Over three quarters of supporters (77%) said they would be willing to leave a small percentage of their estate to charity, with 13% saying they would be open to leaving 10% or more of their estate.  

Those aged 40 to 60 with a will were more likely to have included a charitable gift in their will than those aged over 60 (37% vs 27%), the report says.

It also says that 29% of legacy pledgers added a charity when making updates to an existing will.

The research found 64% of legacy pledgers have not let charities know they have included a gift.

Of those, 47% said it never occurred to them to tell the charity while 25% said they could not see how it would help to let the charities know.

The report says the biggest reason people had not to leave a charitable gift in a will was that they wanted to leave everything to family or friends (63%). 

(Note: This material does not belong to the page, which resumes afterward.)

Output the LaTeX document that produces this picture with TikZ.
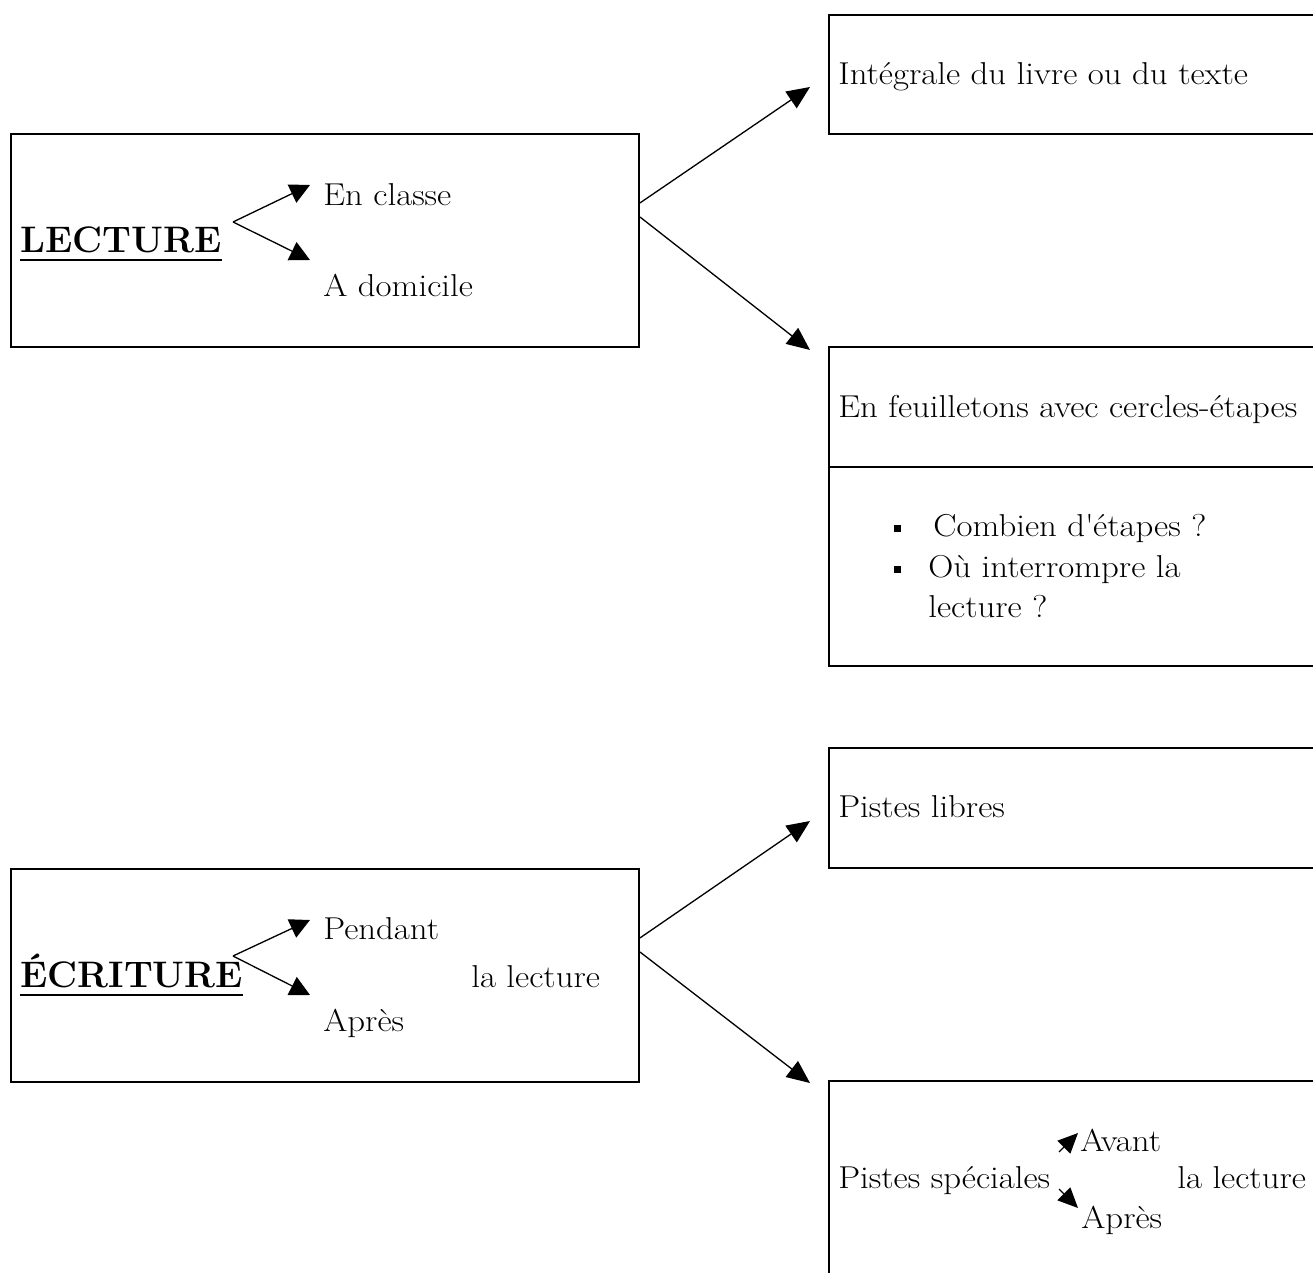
\documentclass[tikz,border=0pt]{standalone}
\usepackage{fontspec}
\newfontfamily\bodyfont{Latin Modern Roman}[FakeStretch=1.1]
\usepackage{tikz}
\usetikzlibrary{
    positioning,    % For relative node placement
    arrows.meta     % For Triangle arrow tips
}

\begin{document}
\begin{tikzpicture}[
    % Styles
    main_box/.style={ % Left boxes (LECTURE, ECRITURE)
        rectangle,
        draw,
        line width=1.1pt,
        anchor=north west,
        minimum width=12.56cm,
        minimum height=4.26cm,
        inner sep=0pt
    },
    side_box/.style={ % Right boxes, cut by the page edge
        rectangle,
        draw,
        line width=1.1pt,
        anchor=north west,
        minimum width=10cm,
        inner sep=0pt
    },
    title_text/.style={ % Bold headings
        font=\fontsize{21}{25}\selectfont\bfseries,
        anchor=base west,
        inner sep=0pt
    },
    body_text/.style={
        font=\bodyfont\fontsize{18}{22}\selectfont,
        anchor=base west,
        inner sep=0pt
    },
    bullet_box/.style={ % Square list bullets
        rectangle, fill, minimum size=0.14cm, inner sep=0pt
    },
    ul_line/.style={line width=1.3pt}, % Underline of the headings
    big_arrow/.style={
        -{Triangle[length=0.46cm,width=0.4cm]}, line width=0.75pt
    },
    fork_arrow/.style={
        -{Triangle[length=0.4cm,width=0.4cm]}, line width=0.75pt
    },
    tiny_arrow/.style={
        -{Triangle[length=0.4cm,width=0.36cm]}, line width=0.75pt
    }
]

% --- Page frame ---
\useasboundingbox (0,0) rectangle (26.26,-25.46);
\clip (0,0) rectangle (26.26,-25.46);

% --- LECTURE block ---
\node[main_box] (lect_box) at (0.20,-2.66) {};
\node[title_text] (lect) at (0.40,-5.04) {LECTURE};
\draw[ul_line] ([yshift=-0.16cm]lect.base west) -- ([yshift=-0.16cm]lect.base east);
\coordinate (lect_fork) at (4.66,-4.44);
\coordinate (lect_up) at (6.20,-3.70);
\coordinate (lect_down) at (6.20,-5.20);
\node[body_text] (classe) at (6.46,-4.10) {En classe};
\node[body_text] (domicile) at (6.46,-5.92) {A domicile};
\draw[fork_arrow] (lect_fork) -- (lect_up);
\draw[fork_arrow] (lect_fork) -- (lect_down);

% --- Reading modes (right) ---
\node[side_box, minimum height=2.38cm] (integ_box) at (16.56,-0.28) {};
\node[body_text] (integ) at (16.76,-1.70) {Intégrale du livre ou du texte};
\node[side_box, minimum height=2.40cm] (feuil_box) at (16.56,-6.92) {};
\node[body_text] (feuil) at (16.76,-8.34) {En feuilletons avec cercles-étapes};
\node[side_box, minimum height=3.98cm] (list_box) at (16.56,-9.32) {};
\node[bullet_box] (b1) at (17.94,-10.56) {};
\node[bullet_box] (b2) at (17.94,-11.38) {};
\node[body_text] (combien) at (18.66,-10.72) {Combien d\textquotesingle étapes ?};
\node[body_text] (ou) at (18.56,-11.54) {Où interrompre la};
\node[body_text] (lecture_q) at (18.56,-12.34) {lecture ?};
% Arrows from LECTURE box
\coordinate (integ_in) at (16.20,-1.74);
\coordinate (feuil_in) at (16.20,-7.00);
\draw[big_arrow] ([yshift=0.75cm]lect_box.east) -- (integ_in);
\draw[big_arrow] ([yshift=0.47cm]lect_box.east) -- (feuil_in);

% --- ECRITURE block ---
\node[main_box] (ecri_box) at (0.20,-17.36) {};
\node[title_text] (ecri) at (0.40,-19.74) {ÉCRITURE};
\draw[ul_line] ([yshift=-0.16cm]ecri.base west) -- ([yshift=-0.16cm]ecri.base east);
\coordinate (ecri_fork) at (4.66,-19.12);
\coordinate (ecri_up) at (6.20,-18.40);
\coordinate (ecri_down) at (6.20,-19.90);
\node[body_text] (pendant) at (6.46,-18.78) {Pendant};
\node[body_text] (la_lect1) at (9.42,-19.74) {la lecture};
\node[body_text] (apres1) at (6.46,-20.62) {Après};
\draw[fork_arrow] (ecri_fork) -- (ecri_up);
\draw[fork_arrow] (ecri_fork) -- (ecri_down);

% --- Writing tracks (right) ---
\node[side_box, minimum height=2.40cm] (libres_box) at (16.56,-14.94) {};
\node[body_text] (libres) at (16.76,-16.34) {Pistes libres};
\node[side_box, minimum height=5cm] (spec_box) at (16.56,-21.60) {};
\node[body_text] (spec) at (16.76,-23.76) {Pistes spéciales};
\node[body_text] (avant) at (21.60,-23.02) {Avant};
\node[body_text] (apres2) at (21.62,-24.56) {Après};
\node[body_text] (la_lect2) at (23.54,-23.76) {la lecture};
\coordinate (avant_tail) at (21.18,-23.04);
\coordinate (avant_tip) at (21.56,-22.66);
\coordinate (apres_tail) at (21.18,-23.78);
\coordinate (apres_tip) at (21.56,-24.16);
\draw[tiny_arrow] (avant_tail) -- (avant_tip);
\draw[tiny_arrow] (apres_tail) -- (apres_tip);
% Arrows from ECRITURE box
\coordinate (libres_in) at (16.20,-16.42);
\coordinate (spec_in) at (16.20,-21.66);
\draw[big_arrow] ([yshift=0.75cm]ecri_box.east) -- (libres_in);
\draw[big_arrow] ([yshift=0.47cm]ecri_box.east) -- (spec_in);

\end{tikzpicture}
\end{document}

According to the report, the average age when first making a will is 51 years, although more affluent individuals are more likely to write their will at a younger age

Almost six in ten supporters said they had or would use a solicitor to write their will and 17% a professional will-writer.

Free will schemes are more likely to appeal to younger and less affluent audiences.  

‘Potential for continued growth’

Lucinda Frostick, director of Remember A Charity, said: “This study shows the long-term positive shift in legacy giving attitudes and behaviour, and that the propensity for giving in this way is gaining ground beyond the baby boomer generation, particularly for those in their 40s and 50s.

“This indicates that there’s great potential for continued growth of the legacy market, but it also stresses the importance of supporter stewardship.  
“Legacy income is crucial for an increasing number of charities.

“While we can’t impact the economic environment that drives legacy values, we can positively influence the proportion of people choosing to leave a gift; by working together, and engaging with legal partners, government and others to make legacy giving a social norm.” 

The Remember A Charity consumer benchmarking study analysed more than 2,000 charity donors aged 40 and over to track legacy giving attitudes and behaviour year-on-year.